• Task instructions: Produce a word-for-word copy of the listing below without its pictures.

• Dataset extract:
• • • •

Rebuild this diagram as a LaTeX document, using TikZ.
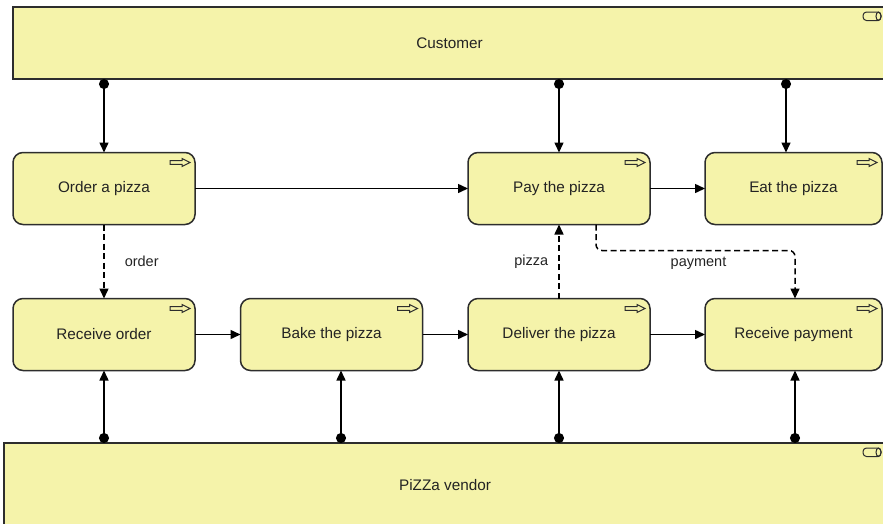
\documentclass[tikz,border=0pt]{standalone}
\usepackage{fontspec}
\setmainfont{Liberation Sans}
\usetikzlibrary{arrows.meta,calc}
\definecolor{boxfill}{RGB}{245,243,170}
\definecolor{boxline}{RGB}{45,45,45}
\definecolor{ink}{RGB}{35,35,35}

\tikzset{
  procicon/.pic={
    \draw[line width=1pt, draw=boxline]
      (0,2.2) -- (12,2.2) -- (12,0) -- (20,4) -- (12,8) -- (12,5.8) -- (0,5.8) -- cycle;
  },
  roleicon/.pic={
    \draw[line width=1pt, draw=boxline, rounded corners=3.5pt] (0,0) rectangle (18,8.5);
    \draw[line width=1pt, draw=boxline] (15.5,4.25) ellipse (2.5pt and 4.25pt);
  }
}

\begin{document}
\begin{tikzpicture}[x=1pt,y=-1pt,
  every node/.style={font=\fontsize{15.3}{18}\selectfont, text=ink},
  band/.style={draw=boxline, fill=boxfill, line width=1.5pt, inner sep=0pt, outer sep=0pt},
  proc/.style={band, rounded corners=10pt, minimum width=182pt, minimum height=72pt},
  link/.style={draw=black, line width=1.5pt},
  flow/.style={link, {Circle[length=10pt]}-{Triangle[length=10pt,width=9pt]}},
  trig/.style={link, -{Triangle[length=10pt,width=9pt]}},
  acc/.style={link, dash pattern=on 6pt off 3.5pt, -{Triangle[length=10pt,width=9pt]}},
  lbl/.style={font=\fontsize{14.5}{17}\selectfont, text=ink, inner sep=0pt}
]
\useasboundingbox (0,0) rectangle (883,523);

% actor bands
\node[band, minimum width=873pt, minimum height=72pt] (cust) at (449.5,43) {Customer};
\node[band, minimum width=882pt, minimum height=84pt] (vend) at (445,485) {PiZZa vendor};
\pic at (863,12) {roleicon};
\pic at (863,448) {roleicon};

% processes
\node[proc] (ordr) at (104,188.5) {Order a pizza};
\node[proc] (pay)  at (559,188.5) {Pay the pizza};
\node[proc, minimum width=177pt] (eat) at (793.5,188.5) {Eat the pizza};
\node[proc] (rcvo) at (104,334.5) {Receive order};
\node[proc] (bake) at (331.5,334.5) {Bake the pizza};
\node[proc] (dlvr) at (559,334.5) {Deliver the pizza};
\node[proc, minimum width=177pt] (rcvp) at (793.5,334.5) {Receive payment};

\foreach \n in {ordr,pay,eat,rcvo,bake,dlvr,rcvp}
  \pic at ([xshift=-25pt,yshift=-6pt]\n.north east) {procicon};

% attachment points off the box centres
\coordinate (eattop)  at ([xshift=-7.5pt]eat.north);
\coordinate (bakebot) at ([xshift=9.5pt]bake.south);
\coordinate (rcvpbot) at ([xshift=1.5pt]rcvp.south);
\coordinate (paydrop) at ([xshift=37pt]pay.south);
\coordinate (rcvptop) at ([xshift=1.5pt]rcvp.north);

% customer assignments
\draw[flow] (cust.south -| ordr.north) -- (ordr.north);
\draw[flow] (cust.south -| pay.north) -- (pay.north);
\draw[flow] (cust.south -| eattop) -- (eattop);

% vendor assignments
\draw[flow] (vend.north -| rcvo.south) -- (rcvo.south);
\draw[flow] (vend.north -| bakebot) -- (bakebot);
\draw[flow] (vend.north -| dlvr.south) -- (dlvr.south);
\draw[flow] (vend.north -| rcvpbot) -- (rcvpbot);

% triggers
\draw[trig] (ordr.east) -- (pay.west);
\draw[trig] (pay.east) -- (eat.west);
\draw[trig] (rcvo.east) -- (bake.west);
\draw[trig] (bake.east) -- (dlvr.west);
\draw[trig] (dlvr.east) -- (rcvp.west);

% flows of objects
\draw[acc] (ordr.south) -- (rcvo.north)
  node[lbl, midway, anchor=west, xshift=20pt] {order};
\draw[acc] (dlvr.north) -- (pay.south)
  node[lbl, midway, anchor=east, xshift=-10pt] {pizza};
\draw[acc, rounded corners=6pt] (paydrop) -- ++(0,26) -| (rcvptop);
\node[lbl] (paylbl) at ($(paydrop)!0.5!(rcvptop)+(3,2)$) {payment};
\end{tikzpicture}
\end{document}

• • • •

• Worked answer:
Rebuild this diagram as a LaTeX document, using TikZ.
\documentclass[tikz,border=0pt]{standalone}
\usepackage{fontspec}
\setmainfont{Liberation Sans}
\usetikzlibrary{arrows.meta,calc}
\definecolor{boxfill}{RGB}{245,243,170}
\definecolor{boxline}{RGB}{45,45,45}
\definecolor{ink}{RGB}{35,35,35}

\tikzset{
  procicon/.pic={
    \draw[line width=1pt, draw=boxline]
      (0,2.2) -- (12,2.2) -- (12,0) -- (20,4) -- (12,8) -- (12,5.8) -- (0,5.8) -- cycle;
  },
  roleicon/.pic={
    \draw[line width=1pt, draw=boxline, rounded corners=3.5pt] (0,0) rectangle (18,8.5);
    \draw[line width=1pt, draw=boxline] (15.5,4.25) ellipse (2.5pt and 4.25pt);
  }
}

\begin{document}
\begin{tikzpicture}[x=1pt,y=-1pt,
  every node/.style={font=\fontsize{15.3}{18}\selectfont, text=ink},
  band/.style={draw=boxline, fill=boxfill, line width=1.5pt, inner sep=0pt, outer sep=0pt},
  proc/.style={band, rounded corners=10pt, minimum width=182pt, minimum height=72pt},
  link/.style={draw=black, line width=1.5pt},
  flow/.style={link, {Circle[length=10pt]}-{Triangle[length=10pt,width=9pt]}},
  trig/.style={link, -{Triangle[length=10pt,width=9pt]}},
  acc/.style={link, dash pattern=on 6pt off 3.5pt, -{Triangle[length=10pt,width=9pt]}},
  lbl/.style={font=\fontsize{14.5}{17}\selectfont, text=ink, inner sep=0pt}
]
\useasboundingbox (0,0) rectangle (883,523);

% actor bands
\node[band, minimum width=873pt, minimum height=72pt] (cust) at (449.5,43) {Customer};
\node[band, minimum width=882pt, minimum height=84pt] (vend) at (445,485) {PiZZa vendor};
\pic at (863,12) {roleicon};
\pic at (863,448) {roleicon};

% processes
\node[proc] (ordr) at (104,188.5) {Order a pizza};
\node[proc] (pay)  at (559,188.5) {Pay the pizza};
\node[proc, minimum width=177pt] (eat) at (793.5,188.5) {Eat the pizza};
\node[proc] (rcvo) at (104,334.5) {Receive order};
\node[proc] (bake) at (331.5,334.5) {Bake the pizza};
\node[proc] (dlvr) at (559,334.5) {Deliver the pizza};
\node[proc, minimum width=177pt] (rcvp) at (793.5,334.5) {Receive payment};

\foreach \n in {ordr,pay,eat,rcvo,bake,dlvr,rcvp}
  \pic at ([xshift=-25pt,yshift=-6pt]\n.north east) {procicon};

% attachment points off the box centres
\coordinate (eattop)  at ([xshift=-7.5pt]eat.north);
\coordinate (bakebot) at ([xshift=9.5pt]bake.south);
\coordinate (rcvpbot) at ([xshift=1.5pt]rcvp.south);
\coordinate (paydrop) at ([xshift=37pt]pay.south);
\coordinate (rcvptop) at ([xshift=1.5pt]rcvp.north);

% customer assignments
\draw[flow] (cust.south -| ordr.north) -- (ordr.north);
\draw[flow] (cust.south -| pay.north) -- (pay.north);
\draw[flow] (cust.south -| eattop) -- (eattop);

% vendor assignments
\draw[flow] (vend.north -| rcvo.south) -- (rcvo.south);
\draw[flow] (vend.north -| bakebot) -- (bakebot);
\draw[flow] (vend.north -| dlvr.south) -- (dlvr.south);
\draw[flow] (vend.north -| rcvpbot) -- (rcvpbot);

% triggers
\draw[trig] (ordr.east) -- (pay.west);
\draw[trig] (pay.east) -- (eat.west);
\draw[trig] (rcvo.east) -- (bake.west);
\draw[trig] (bake.east) -- (dlvr.west);
\draw[trig] (dlvr.east) -- (rcvp.west);

% flows of objects
\draw[acc] (ordr.south) -- (rcvo.north)
  node[lbl, midway, anchor=west, xshift=20pt] {order};
\draw[acc] (dlvr.north) -- (pay.south)
  node[lbl, midway, anchor=east, xshift=-10pt] {pizza};
\draw[acc, rounded corners=6pt] (paydrop) -- ++(0,26) -| (rcvptop);
\node[lbl] (paylbl) at ($(paydrop)!0.5!(rcvptop)+(3,2)$) {payment};
\end{tikzpicture}
\end{document}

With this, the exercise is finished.